== Source excerpt ==
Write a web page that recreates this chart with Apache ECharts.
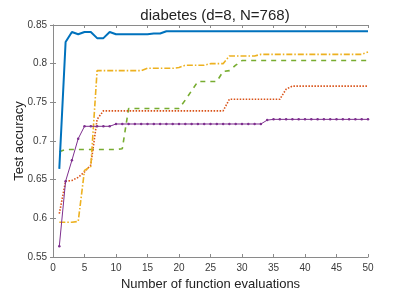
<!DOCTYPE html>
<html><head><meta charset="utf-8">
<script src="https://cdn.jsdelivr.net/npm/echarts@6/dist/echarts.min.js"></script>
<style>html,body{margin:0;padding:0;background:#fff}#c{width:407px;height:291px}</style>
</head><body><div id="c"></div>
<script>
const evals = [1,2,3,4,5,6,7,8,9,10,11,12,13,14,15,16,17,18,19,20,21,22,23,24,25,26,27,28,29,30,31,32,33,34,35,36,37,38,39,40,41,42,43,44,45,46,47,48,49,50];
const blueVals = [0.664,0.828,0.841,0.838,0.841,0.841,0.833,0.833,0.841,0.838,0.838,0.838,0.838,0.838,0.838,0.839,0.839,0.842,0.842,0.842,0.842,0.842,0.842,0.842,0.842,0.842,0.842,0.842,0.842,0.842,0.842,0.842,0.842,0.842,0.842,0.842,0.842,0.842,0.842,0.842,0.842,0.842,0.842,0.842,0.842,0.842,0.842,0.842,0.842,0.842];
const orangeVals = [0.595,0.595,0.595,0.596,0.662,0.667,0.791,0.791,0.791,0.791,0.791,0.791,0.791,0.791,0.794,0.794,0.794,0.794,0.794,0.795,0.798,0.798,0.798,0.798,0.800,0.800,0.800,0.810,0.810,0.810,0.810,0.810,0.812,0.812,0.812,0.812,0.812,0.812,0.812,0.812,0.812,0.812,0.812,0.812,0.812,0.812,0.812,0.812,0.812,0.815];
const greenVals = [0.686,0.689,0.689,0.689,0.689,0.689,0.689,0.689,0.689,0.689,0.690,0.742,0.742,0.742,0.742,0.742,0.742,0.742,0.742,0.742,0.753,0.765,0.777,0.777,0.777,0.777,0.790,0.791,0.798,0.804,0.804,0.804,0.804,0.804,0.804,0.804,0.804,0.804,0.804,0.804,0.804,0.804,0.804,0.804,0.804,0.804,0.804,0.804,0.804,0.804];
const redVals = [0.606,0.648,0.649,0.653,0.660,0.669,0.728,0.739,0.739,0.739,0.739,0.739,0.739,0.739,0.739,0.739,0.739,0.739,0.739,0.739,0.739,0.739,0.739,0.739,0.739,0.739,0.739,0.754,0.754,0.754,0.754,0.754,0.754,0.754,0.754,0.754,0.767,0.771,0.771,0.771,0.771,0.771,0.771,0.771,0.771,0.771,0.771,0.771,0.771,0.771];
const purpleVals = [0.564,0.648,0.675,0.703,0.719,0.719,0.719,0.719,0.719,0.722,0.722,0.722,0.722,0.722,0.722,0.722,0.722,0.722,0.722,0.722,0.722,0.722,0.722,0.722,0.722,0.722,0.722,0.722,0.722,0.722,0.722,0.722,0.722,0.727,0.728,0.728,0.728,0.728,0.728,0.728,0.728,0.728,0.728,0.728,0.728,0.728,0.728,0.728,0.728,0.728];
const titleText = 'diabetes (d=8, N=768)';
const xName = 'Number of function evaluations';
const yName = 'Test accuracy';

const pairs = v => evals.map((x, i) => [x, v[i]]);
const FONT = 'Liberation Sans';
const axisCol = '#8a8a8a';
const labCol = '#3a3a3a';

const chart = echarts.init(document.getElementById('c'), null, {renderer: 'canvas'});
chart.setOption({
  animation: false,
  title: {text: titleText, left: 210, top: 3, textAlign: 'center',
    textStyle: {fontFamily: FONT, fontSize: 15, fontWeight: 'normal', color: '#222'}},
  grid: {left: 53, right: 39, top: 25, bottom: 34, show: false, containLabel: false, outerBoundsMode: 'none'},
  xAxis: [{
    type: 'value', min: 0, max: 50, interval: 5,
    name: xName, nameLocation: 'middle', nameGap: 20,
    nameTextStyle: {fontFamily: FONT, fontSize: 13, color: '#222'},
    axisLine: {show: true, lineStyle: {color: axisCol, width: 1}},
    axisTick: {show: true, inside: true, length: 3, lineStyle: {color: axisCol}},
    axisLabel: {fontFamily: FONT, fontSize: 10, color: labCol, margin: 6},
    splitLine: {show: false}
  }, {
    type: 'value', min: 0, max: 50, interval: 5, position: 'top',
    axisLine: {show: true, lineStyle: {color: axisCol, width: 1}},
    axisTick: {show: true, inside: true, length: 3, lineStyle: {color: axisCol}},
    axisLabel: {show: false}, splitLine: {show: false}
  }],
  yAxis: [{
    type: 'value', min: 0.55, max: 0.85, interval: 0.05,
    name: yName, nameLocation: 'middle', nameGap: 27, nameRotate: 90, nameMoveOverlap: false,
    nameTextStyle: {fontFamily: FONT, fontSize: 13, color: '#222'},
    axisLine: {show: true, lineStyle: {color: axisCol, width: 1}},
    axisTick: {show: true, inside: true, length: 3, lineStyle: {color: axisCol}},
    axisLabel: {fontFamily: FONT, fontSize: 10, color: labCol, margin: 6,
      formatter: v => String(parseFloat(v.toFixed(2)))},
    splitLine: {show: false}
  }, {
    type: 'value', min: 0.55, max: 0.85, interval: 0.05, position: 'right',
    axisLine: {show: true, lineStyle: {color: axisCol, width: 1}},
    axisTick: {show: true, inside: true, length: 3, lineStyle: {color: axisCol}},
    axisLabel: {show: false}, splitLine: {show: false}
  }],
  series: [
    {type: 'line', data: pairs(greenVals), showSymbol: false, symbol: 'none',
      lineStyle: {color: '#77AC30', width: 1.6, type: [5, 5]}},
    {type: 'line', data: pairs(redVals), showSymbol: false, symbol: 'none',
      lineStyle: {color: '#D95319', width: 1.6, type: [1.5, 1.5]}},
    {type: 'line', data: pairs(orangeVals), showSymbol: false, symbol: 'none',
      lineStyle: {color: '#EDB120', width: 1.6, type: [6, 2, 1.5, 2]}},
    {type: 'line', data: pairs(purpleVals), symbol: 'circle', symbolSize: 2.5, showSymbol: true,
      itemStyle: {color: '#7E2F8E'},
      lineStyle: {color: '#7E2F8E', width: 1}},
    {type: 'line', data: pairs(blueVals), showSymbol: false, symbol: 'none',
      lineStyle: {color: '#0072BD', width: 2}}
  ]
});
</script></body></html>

== Task brief ==
Write out the data precisely as given, excluding the pictures.

== Answer for the task ==
Write a web page that recreates this chart with Apache ECharts.
<!DOCTYPE html>
<html><head><meta charset="utf-8">
<script src="https://cdn.jsdelivr.net/npm/echarts@6/dist/echarts.min.js"></script>
<style>html,body{margin:0;padding:0;background:#fff}#c{width:407px;height:291px}</style>
</head><body><div id="c"></div>
<script>
const evals = [1,2,3,4,5,6,7,8,9,10,11,12,13,14,15,16,17,18,19,20,21,22,23,24,25,26,27,28,29,30,31,32,33,34,35,36,37,38,39,40,41,42,43,44,45,46,47,48,49,50];
const blueVals = [0.664,0.828,0.841,0.838,0.841,0.841,0.833,0.833,0.841,0.838,0.838,0.838,0.838,0.838,0.838,0.839,0.839,0.842,0.842,0.842,0.842,0.842,0.842,0.842,0.842,0.842,0.842,0.842,0.842,0.842,0.842,0.842,0.842,0.842,0.842,0.842,0.842,0.842,0.842,0.842,0.842,0.842,0.842,0.842,0.842,0.842,0.842,0.842,0.842,0.842];
const orangeVals = [0.595,0.595,0.595,0.596,0.662,0.667,0.791,0.791,0.791,0.791,0.791,0.791,0.791,0.791,0.794,0.794,0.794,0.794,0.794,0.795,0.798,0.798,0.798,0.798,0.800,0.800,0.800,0.810,0.810,0.810,0.810,0.810,0.812,0.812,0.812,0.812,0.812,0.812,0.812,0.812,0.812,0.812,0.812,0.812,0.812,0.812,0.812,0.812,0.812,0.815];
const greenVals = [0.686,0.689,0.689,0.689,0.689,0.689,0.689,0.689,0.689,0.689,0.690,0.742,0.742,0.742,0.742,0.742,0.742,0.742,0.742,0.742,0.753,0.765,0.777,0.777,0.777,0.777,0.790,0.791,0.798,0.804,0.804,0.804,0.804,0.804,0.804,0.804,0.804,0.804,0.804,0.804,0.804,0.804,0.804,0.804,0.804,0.804,0.804,0.804,0.804,0.804];
const redVals = [0.606,0.648,0.649,0.653,0.660,0.669,0.728,0.739,0.739,0.739,0.739,0.739,0.739,0.739,0.739,0.739,0.739,0.739,0.739,0.739,0.739,0.739,0.739,0.739,0.739,0.739,0.739,0.754,0.754,0.754,0.754,0.754,0.754,0.754,0.754,0.754,0.767,0.771,0.771,0.771,0.771,0.771,0.771,0.771,0.771,0.771,0.771,0.771,0.771,0.771];
const purpleVals = [0.564,0.648,0.675,0.703,0.719,0.719,0.719,0.719,0.719,0.722,0.722,0.722,0.722,0.722,0.722,0.722,0.722,0.722,0.722,0.722,0.722,0.722,0.722,0.722,0.722,0.722,0.722,0.722,0.722,0.722,0.722,0.722,0.722,0.727,0.728,0.728,0.728,0.728,0.728,0.728,0.728,0.728,0.728,0.728,0.728,0.728,0.728,0.728,0.728,0.728];
const titleText = 'diabetes (d=8, N=768)';
const xName = 'Number of function evaluations';
const yName = 'Test accuracy';

const pairs = v => evals.map((x, i) => [x, v[i]]);
const FONT = 'Liberation Sans';
const axisCol = '#8a8a8a';
const labCol = '#3a3a3a';

const chart = echarts.init(document.getElementById('c'), null, {renderer: 'canvas'});
chart.setOption({
  animation: false,
  title: {text: titleText, left: 210, top: 3, textAlign: 'center',
    textStyle: {fontFamily: FONT, fontSize: 15, fontWeight: 'normal', color: '#222'}},
  grid: {left: 53, right: 39, top: 25, bottom: 34, show: false, containLabel: false, outerBoundsMode: 'none'},
  xAxis: [{
    type: 'value', min: 0, max: 50, interval: 5,
    name: xName, nameLocation: 'middle', nameGap: 20,
    nameTextStyle: {fontFamily: FONT, fontSize: 13, color: '#222'},
    axisLine: {show: true, lineStyle: {color: axisCol, width: 1}},
    axisTick: {show: true, inside: true, length: 3, lineStyle: {color: axisCol}},
    axisLabel: {fontFamily: FONT, fontSize: 10, color: labCol, margin: 6},
    splitLine: {show: false}
  }, {
    type: 'value', min: 0, max: 50, interval: 5, position: 'top',
    axisLine: {show: true, lineStyle: {color: axisCol, width: 1}},
    axisTick: {show: true, inside: true, length: 3, lineStyle: {color: axisCol}},
    axisLabel: {show: false}, splitLine: {show: false}
  }],
  yAxis: [{
    type: 'value', min: 0.55, max: 0.85, interval: 0.05,
    name: yName, nameLocation: 'middle', nameGap: 27, nameRotate: 90, nameMoveOverlap: false,
    nameTextStyle: {fontFamily: FONT, fontSize: 13, color: '#222'},
    axisLine: {show: true, lineStyle: {color: axisCol, width: 1}},
    axisTick: {show: true, inside: true, length: 3, lineStyle: {color: axisCol}},
    axisLabel: {fontFamily: FONT, fontSize: 10, color: labCol, margin: 6,
      formatter: v => String(parseFloat(v.toFixed(2)))},
    splitLine: {show: false}
  }, {
    type: 'value', min: 0.55, max: 0.85, interval: 0.05, position: 'right',
    axisLine: {show: true, lineStyle: {color: axisCol, width: 1}},
    axisTick: {show: true, inside: true, length: 3, lineStyle: {color: axisCol}},
    axisLabel: {show: false}, splitLine: {show: false}
  }],
  series: [
    {type: 'line', data: pairs(greenVals), showSymbol: false, symbol: 'none',
      lineStyle: {color: '#77AC30', width: 1.6, type: [5, 5]}},
    {type: 'line', data: pairs(redVals), showSymbol: false, symbol: 'none',
      lineStyle: {color: '#D95319', width: 1.6, type: [1.5, 1.5]}},
    {type: 'line', data: pairs(orangeVals), showSymbol: false, symbol: 'none',
      lineStyle: {color: '#EDB120', width: 1.6, type: [6, 2, 1.5, 2]}},
    {type: 'line', data: pairs(purpleVals), symbol: 'circle', symbolSize: 2.5, showSymbol: true,
      itemStyle: {color: '#7E2F8E'},
      lineStyle: {color: '#7E2F8E', width: 1}},
    {type: 'line', data: pairs(blueVals), showSymbol: false, symbol: 'none',
      lineStyle: {color: '#0072BD', width: 2}}
  ]
});
</script></body></html>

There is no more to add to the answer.